Stock-Oil-Prices
If oil breaks through past $100 a barrel, it could set up some interesting market movements. Saxo comes up with some out-of-the-box possibilities. Image Credit: Shutterstock

Dubai: Forget about forecasts about whether the global economy will slow down in 2024, or whether the US stock markets – after enjoying a power packed November – will tank once the New Year settles in.

It may or may not happen, but that’s not what Saxo Bank, headquartered in Denmark and with offices in Dubai and Singapore, is interested in. It’s December and it’s time for Saxo to come up with some ‘extreme’ forecasts. The emphasis is clearly on extreme.

Sample this for size – Oil prices hit $150 a barrel and which will see Saudi Arabia gunning for – and buying – the Champions League franchise.

“Saudi Arabia’s radical restructuring of its economy away from its dependency on oil revenues towards becoming a tourism, leisure, and entertainment powerhouse, receives an added boost from a meteoric rise in oil prices, which reach $150 per barrel around mid-year on stronger-than-expected demand,” is Saxo’s take on the subject.

And a possible outcome? The Man U stock doubles…

Or how about the world gets hit by a ‘major health crisis’ as obesity drugs will have people doing away with exercises. “GLP-1 obesity drugs are seen as a solution to the world’s obesity epidemic, but the ease of taking a pill makes people stop exercising and increase their intake of junk food,” is Saxo’s spin on the fast—expanding demand in the US for anti-obesity meds.

Of course, AI – and Gen AI – has to be there. Saxo’s extreme forecasts reckons it will lead to a ‘deep-fake heist’, and which will lead to governments cracking down with new regulations. This will end up ‘puncturing the AI hype as VCs flee the industry’.

As to what happens next, Saxo says: “Traditional media companies approved by their governments for disseminating public news soar in value, with shares in The New York Times Company doubling.”

How about this scenario?

The EU bloc decides to implement a stringent wealth tax, and immediately hitting luxury brands, their sales, and share prices.

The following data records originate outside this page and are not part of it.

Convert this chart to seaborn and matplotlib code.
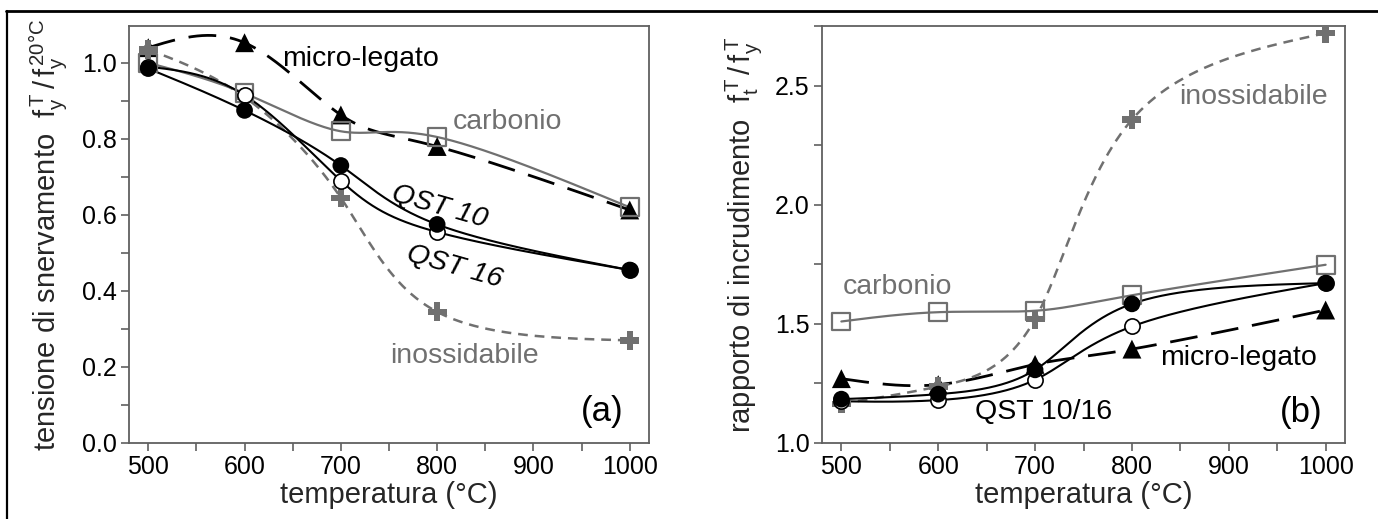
import numpy as np
import pandas as pd
import matplotlib
matplotlib.use("Agg")
import matplotlib.pyplot as plt
import seaborn as sns
from matplotlib.lines import Line2D
from matplotlib.ticker import MultipleLocator, FormatStrFormatter

# ---------------- data ----------------
temperature = [500, 600, 700, 800, 1000]

# panel (a): f_y^T / f_y^20C
a_qst10 = [0.985, 0.875, 0.73, 0.575, 0.455]
a_qst16 = [0.99, 0.915, 0.69, 0.555, 0.455]
a_carbonio = [1.00, 0.92, 0.82, 0.805, 0.62]
a_micro = [1.04, 1.053, 0.863, 0.78, 0.613]
a_inox = [1.035, 0.91, 0.645, 0.345, 0.27]

# panel (b): f_t^T / f_y^T
b_qst10 = [1.184, 1.205, 1.307, 1.584, 1.671]
b_qst16 = [1.175, 1.18, 1.265, 1.489, 1.671]
b_carbonio = [1.51, 1.549, 1.555, 1.62, 1.748]
b_micro = [1.27, 1.245, 1.33, 1.394, 1.558]
b_inox = [1.165, 1.237, 1.52, 2.357, 2.72]

# ---------------- style ----------------
sns.set_theme(style="white")
FONT = 'Liberation Sans'
plt.rcParams['font.family'] = [FONT, 'DejaVu Sans']
plt.rcParams['mathtext.fontset'] = 'custom'
plt.rcParams['mathtext.rm'] = FONT
plt.rcParams['mathtext.it'] = FONT + ':italic'
plt.rcParams['lines.scale_dashes'] = False

GRAY = '#707070'
SPINE = '#606060'


def natural_spline_uniform(y, ts):
    """Natural cubic spline through y at parameter t = 0..n-1."""
    y = np.asarray(y, float)
    n = len(y)
    A = np.zeros((n, n))
    rhs = np.zeros(n)
    A[0, 0] = 1.0
    A[-1, -1] = 1.0
    for i in range(1, n - 1):
        A[i, i - 1] = 1.0
        A[i, i] = 4.0
        A[i, i + 1] = 1.0
        rhs[i] = 3 * ((y[i + 1] - y[i]) - (y[i] - y[i - 1]))
    c = np.linalg.solve(A, rhs)
    b = (y[1:] - y[:-1]) - (2 * c[:-1] + c[1:]) / 3
    d = (c[1:] - c[:-1]) / 3
    idx = np.clip(np.floor(ts).astype(int), 0, n - 2)
    dt = ts - idx
    return y[idx] + b[idx] * dt + c[idx] * dt ** 2 + d[idx] * dt ** 3


ts = np.linspace(0, len(temperature) - 1, 600)

W, H = 1378, 519
fig = plt.figure(figsize=(W / 100, H / 100), dpi=100)
axA = fig.add_axes([129 / W, 1 - 443 / H, 520 / W, 417 / H])
axB = fig.add_axes([822 / W, 1 - 443 / H, 523 / W, 417 / H])

series_style = [
    # key, color, lw, linestyle, marker, size, face
    ('micro', 'black', 2.0, (0, (20, 10)), '^', 185, 'black'),
    ('inox', GRAY, 1.8, (0, (7, 5)), 'P', 185, GRAY),
    ('carbonio', GRAY, 1.6, '-', 's', 165, 'none'),
    ('qst16', 'black', 1.5, '-', 'o', 120, 'white'),
    ('qst10', 'black', 1.5, '-', 'o', 145, 'black'),
]

panel_data = {
    axA: {'qst10': a_qst10, 'qst16': a_qst16, 'carbonio': a_carbonio,
          'micro': a_micro, 'inox': a_inox},
    axB: {'qst10': b_qst10, 'qst16': b_qst16, 'carbonio': b_carbonio,
          'micro': b_micro, 'inox': b_inox},
}

for ax, data in panel_data.items():
    for key, col, lw, ls, mk, ms, face in series_style:
        vals = data[key]
        smooth = pd.DataFrame({'T': natural_spline_uniform(temperature, ts),
                               'v': natural_spline_uniform(vals, ts)})
        sns.lineplot(data=smooth, x='T', y='v', ax=ax, color=col, lw=lw,
                     linestyle=ls, sort=False, zorder=2)
        pts = pd.DataFrame({'T': temperature, 'v': vals})
        if face == 'none':
            sns.scatterplot(data=pts, x='T', y='v', ax=ax, marker=mk, s=ms,
                            facecolor='none', edgecolor=col, linewidth=1.6, zorder=3)
        elif face == 'white':
            sns.scatterplot(data=pts, x='T', y='v', ax=ax, marker=mk, s=ms,
                            facecolor='white', edgecolor=col, linewidth=1.2, zorder=3)
        else:
            sns.scatterplot(data=pts, x='T', y='v', ax=ax, marker=mk, s=ms,
                            color=col, edgecolor='none', linewidth=0, zorder=3)

TICK_FS = 18
LAB_FS = 21
ANN_FS = 20.5

for ax in (axA, axB):
    ax.set_xlim(480, 1020)
    ax.set_xticks([500, 600, 700, 800, 900, 1000])
    ax.xaxis.set_minor_locator(MultipleLocator(50))
    for s in ax.spines.values():
        s.set_color(SPINE)
        s.set_linewidth(1.3)
    ax.tick_params(which='both', direction='out', length=6, width=1.2,
                   color=SPINE, labelsize=TICK_FS, labelcolor='black', pad=3)
    ax.tick_params(which='both', bottom=True, left=True, top=False, right=False)
    ax.set_xlabel('temperatura (°C)', fontsize=LAB_FS, labelpad=1)
    ax.grid(False)

axA.set_ylim(0, 1.097)
axA.yaxis.set_major_locator(MultipleLocator(0.2))
axA.yaxis.set_minor_locator(MultipleLocator(0.1))
axA.yaxis.set_major_formatter(FormatStrFormatter('%.1f'))
axA.set_ylabel(r'tensione di snervamento  $\mathregular{f_y^{\,T}\,/\,f_y^{\,20°C}}$',
               fontsize=LAB_FS, labelpad=8)

axB.set_ylim(1.0, 2.75)
axB.yaxis.set_major_locator(MultipleLocator(0.5))
axB.yaxis.set_minor_locator(MultipleLocator(0.25))
axB.yaxis.set_major_formatter(FormatStrFormatter('%.1f'))
axB.set_ylabel(r'rapporto di incrudimento  $\mathregular{f_t^{\,T}\,/\,f_y^{\,T}}$',
               fontsize=LAB_FS, labelpad=8)

# annotations panel (a)
axA.text(720, 1.01, 'micro-legato', fontsize=ANN_FS, ha='center', va='center', color='black')
axA.text(873, 0.845, 'carbonio', fontsize=ANN_FS, ha='center', va='center', color=GRAY)
axA.text(802, 0.62, 'QST 10', fontsize=ANN_FS, ha='center', va='center', color='black',
         rotation=-16, style='italic')
axA.text(818, 0.463, 'QST 16', fontsize=ANN_FS, ha='center', va='center', color='black',
         rotation=-16, style='italic')
axA.text(828, 0.229, 'inossidabile', fontsize=ANN_FS, ha='center', va='center', color=GRAY)
axA.text(971, 0.082, '(a)', fontsize=25, ha='center', va='center', color='black')

# annotations panel (b)
axB.text(925, 2.45, 'inossidabile', fontsize=ANN_FS, ha='center', va='center', color=GRAY)
axB.text(558, 1.655, 'carbonio', fontsize=ANN_FS, ha='center', va='center', color=GRAY)
axB.text(910, 1.357, 'micro-legato', fontsize=ANN_FS, ha='center', va='center', color='black')
axB.text(709, 1.13, 'QST 10/16', fontsize=ANN_FS, ha='center', va='center', color='black')
axB.text(975, 1.13, '(b)', fontsize=25, ha='center', va='center', color='black')

# outer frame lines (top and left)
fig.add_artist(Line2D([0.004, 1.0], [1 - 11 / H, 1 - 11 / H], transform=fig.transFigure,
                      color='black', lw=2))
fig.add_artist(Line2D([7 / W, 7 / W], [0.0, 1 - 11 / H], transform=fig.transFigure,
                      color='black', lw=1.6))

fig.savefig('out.png', dpi=100)
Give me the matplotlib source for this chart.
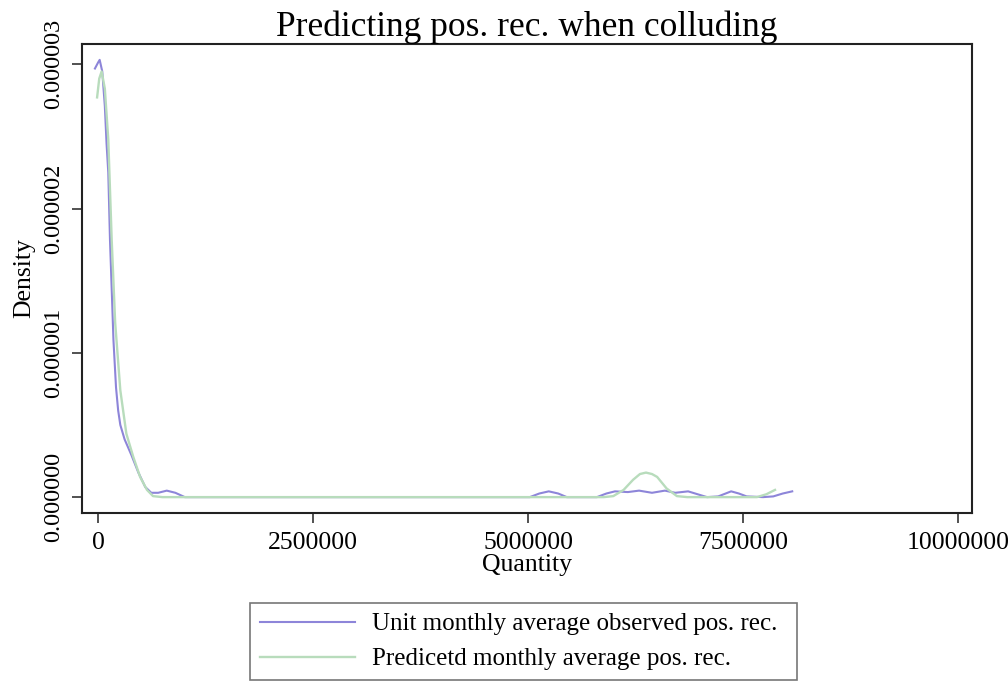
import matplotlib
matplotlib.use("Agg")
import matplotlib.pyplot as plt
import numpy as np

# kernel density traces, quantity in millions, density in 1e-6
obs_q = [-0.035, 0.0, 0.02, 0.05, 0.08, 0.10, 0.12, 0.14, 0.16, 0.18, 0.21, 0.235, 0.26,
         0.31, 0.39, 0.47, 0.55, 0.62, 0.70, 0.80, 0.90, 1.01, 5.02, 5.13, 5.24, 5.35,
         5.45, 5.80, 5.91, 6.01, 6.16, 6.29, 6.44, 6.59, 6.71, 6.86, 6.97, 7.08, 7.21,
         7.36, 7.45, 7.54, 7.73, 7.85, 7.96, 8.07]
obs_d = [2.97, 3.01, 3.03, 2.95, 2.71, 2.45, 2.25, 1.78, 1.44, 1.09, 0.76, 0.60, 0.50,
         0.40, 0.29, 0.17, 0.07, 0.03, 0.03, 0.045, 0.03, 0.0, 0.0, 0.025, 0.04, 0.025,
         0.0, 0.0, 0.025, 0.04, 0.035, 0.045, 0.03, 0.045, 0.03, 0.04, 0.02, 0.0, 0.005,
         0.04, 0.025, 0.005, 0.0, 0.005, 0.025, 0.04]

pred_q = [-0.01, 0.015, 0.043, 0.08, 0.12, 0.16, 0.20, 0.26, 0.33, 0.41, 0.49, 0.57,
          0.64, 0.75, 5.88, 5.99, 6.11, 6.22, 6.30, 6.37, 6.44, 6.50, 6.61, 6.73, 6.85,
          7.66, 7.77, 7.87]
pred_d = [2.77, 2.90, 2.95, 2.83, 2.48, 1.78, 1.21, 0.74, 0.44, 0.28, 0.14, 0.05,
          0.007, 0.0, 0.0, 0.007, 0.05, 0.12, 0.16, 0.17, 0.16, 0.14, 0.06, 0.007, 0.0,
          0.0, 0.02, 0.05]

x_ticks = [0, 2500000, 5000000, 7500000, 10000000]
y_ticks = [0, 1e-6, 2e-6, 3e-6]
y_tick_labels = ["0.000000", "0.000001", "0.000002", "0.000003"]

blue = "#8d85d9"
green = "#b8dcbc"

plt.rcParams["font.family"] = ["Liberation Serif", "DejaVu Serif"]

fig = plt.figure(figsize=(10.08, 6.81), dpi=100)
ax = fig.add_axes([0.0813, 0.2467, 0.883, 0.6887])

ax.plot(np.array(obs_q) * 1e6, np.array(obs_d) * 1e-6, color=blue, lw=1.5,
        label="Unit monthly average observed pos. rec.")
ax.plot(np.array(pred_q) * 1e6, np.array(pred_d) * 1e-6, color=green, lw=1.7,
        label="Predicetd monthly average pos. rec.")

ax.set_xlim(-186000, 10160000)
ax.set_ylim(-0.11e-6, 3.14e-6)
ax.set_xticks(x_ticks)
ax.set_xticklabels([str(v) for v in x_ticks], fontsize=18.5)
ax.set_yticks(y_ticks)
ax.set_yticklabels(y_tick_labels, fontsize=17.5, rotation=90, va="center")
ax.tick_params(length=7.5, width=1.2, color="#333333")
ax.tick_params(axis="x", pad=6)
ax.tick_params(axis="y", pad=5)
for s in ax.spines.values():
    s.set_linewidth(1.5)
    s.set_color("#222222")

ax.set_xlabel("Quantity", fontsize=18.5, labelpad=0)
ax.set_ylabel("Density", fontsize=18.5, labelpad=6)
ax.set_title("Predicting pos. rec. when colluding", fontsize=25.5, pad=5)

leg = fig.legend(loc="lower left", bbox_to_anchor=(0.248, 0.001, 0.543, 0.12),
                 mode="expand", fontsize=18, frameon=True, fancybox=False,
                 handlelength=3.8, handletextpad=0.7, borderaxespad=0,
                 labelspacing=0.5, borderpad=0.4)
leg.get_frame().set_edgecolor("#555555")
leg.get_frame().set_linewidth(1.2)

fig.savefig("out.png", dpi=100, facecolor="white")
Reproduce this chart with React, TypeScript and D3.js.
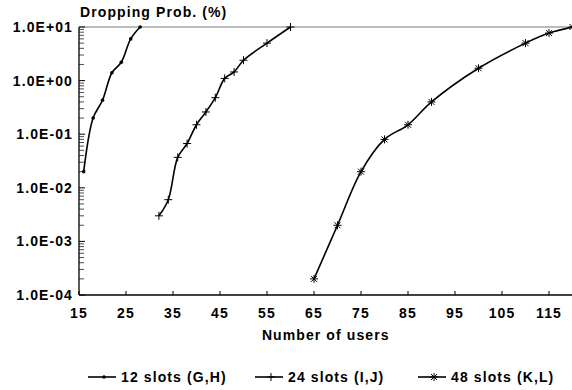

“As the EU needs more funding for various policy goals, including climate change mitigation, healthcare and education, and the population realises how little in tax billionaires are actually paying, the EU Commission implements a law that annually taxes 2 per cent of wealth,” says Saxo.

“LVMH shares plunge 40 per cent on the EU Commission's new wealth tax and other parts of the luxury segment see their share price suffering badly…”

There are other far-out forecasts too. 

The US government will be ‘forced’ to increase fiscal spending exponentially. “Due to lingering inflation pressures and foreign investors repatriating capital, demand for US Treasuries remains sluggish, provoking a spike in US Treasury yields,” the Saxo ‘forecast’ says.

"In a desperate attempt to normalise borrowing costs, the US government makes income from government bonds tax-free.”

What happens next?

“US Treasuries rally across all tenors, and the yield curve bull-flattens as investors can lock in the highest yields in decades without tax burdens. The stock market tumbles, but a selected group of cash-rich companies benefit from an inverted yield curve.”